- RAW DATA:
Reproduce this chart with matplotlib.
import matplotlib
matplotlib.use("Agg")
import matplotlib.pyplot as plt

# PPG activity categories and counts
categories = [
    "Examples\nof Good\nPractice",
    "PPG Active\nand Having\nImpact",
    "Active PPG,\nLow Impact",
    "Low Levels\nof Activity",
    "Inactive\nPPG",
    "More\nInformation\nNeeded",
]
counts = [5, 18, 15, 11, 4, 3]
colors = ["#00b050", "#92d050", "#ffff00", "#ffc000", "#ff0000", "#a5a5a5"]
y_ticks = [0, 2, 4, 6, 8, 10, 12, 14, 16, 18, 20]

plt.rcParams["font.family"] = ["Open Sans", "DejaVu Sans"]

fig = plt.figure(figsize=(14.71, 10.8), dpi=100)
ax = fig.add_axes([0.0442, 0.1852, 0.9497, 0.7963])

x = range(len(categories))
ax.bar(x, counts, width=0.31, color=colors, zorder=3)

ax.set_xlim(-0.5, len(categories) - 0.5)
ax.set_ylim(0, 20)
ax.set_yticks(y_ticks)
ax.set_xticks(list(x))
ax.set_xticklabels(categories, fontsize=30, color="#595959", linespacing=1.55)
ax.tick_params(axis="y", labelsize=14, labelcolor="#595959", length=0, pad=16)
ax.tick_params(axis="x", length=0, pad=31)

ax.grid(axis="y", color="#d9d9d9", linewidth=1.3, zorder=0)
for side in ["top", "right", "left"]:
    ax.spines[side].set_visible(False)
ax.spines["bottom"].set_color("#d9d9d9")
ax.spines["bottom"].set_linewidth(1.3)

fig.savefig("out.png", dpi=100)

- JOB:
Read the lines above. Gather those in which the string "matplotlib" is found.

- SOLVED EXERCISE:
Reproduce this chart with matplotlib.
import matplotlib
matplotlib.use("Agg")
import matplotlib.pyplot as plt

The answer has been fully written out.